Buhle Buhlobo, Speelman, Raymond Ackerman Academy student

(We live) in a country with a fast growing population of 55.5 million people, 11 official languages and a large multicultural background with numerous practices.

Here’s how I see entrepreneurship as a “culture”.

In my understanding, culture is a practice of morals, skills, learning and legacy transaction that comes with wisdom and experience. Which in most cases is similar to entrepreneurship in South Africa; there has been a debate that you can’t teach someone how to become an entrepreneur because it is similar to talent; it is a gift a person is born with naturally.

The experience I have got and am in the process of acquiring, is not teaching me directly how to be entrepreneurial, but equipping me with knowledge, resources and the ability to see potential in whatever that I can put my mind to. There is a huge market for entrepreneurs but they need to understand the “why and how”.

The struggle of entrepreneurship for Cape Town, especially the townships is real, due to a lack of knowledge and career coaching in areas of, for example, management, financial planning, marketing and public relations.

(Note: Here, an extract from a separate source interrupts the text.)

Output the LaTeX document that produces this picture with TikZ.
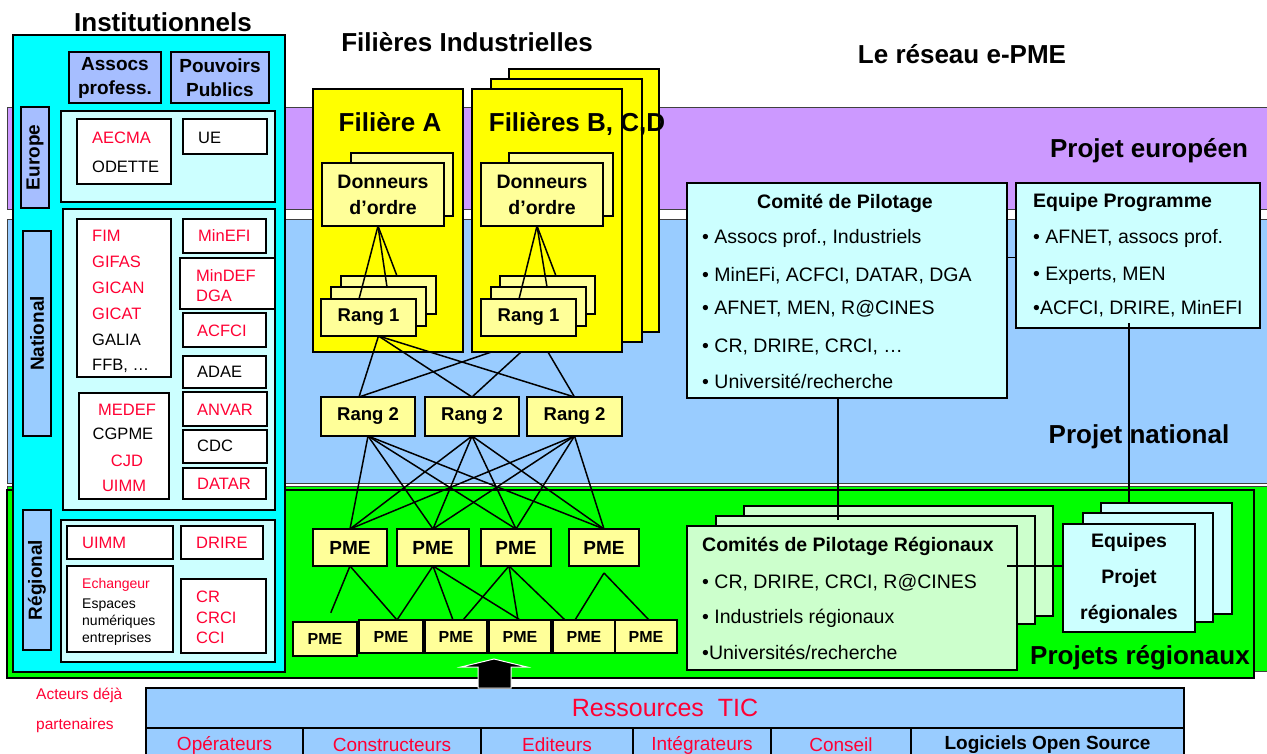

This also contributes to many start-ups failing within the first two to five years.

Incubators are not delivering on those weaknesses and the SWOT (strength, weaknesses, opportunities and threats) analysis can determine the future of the business.

As one of my friends’ business slogan says: “Khayelitsha is a city on its own”and a personal favourite quote from Wajdi Abrahams is: “In order for you to step out of the box and see an opportunity outside the box, there is a need for you to understand and know what’s inside the box first.”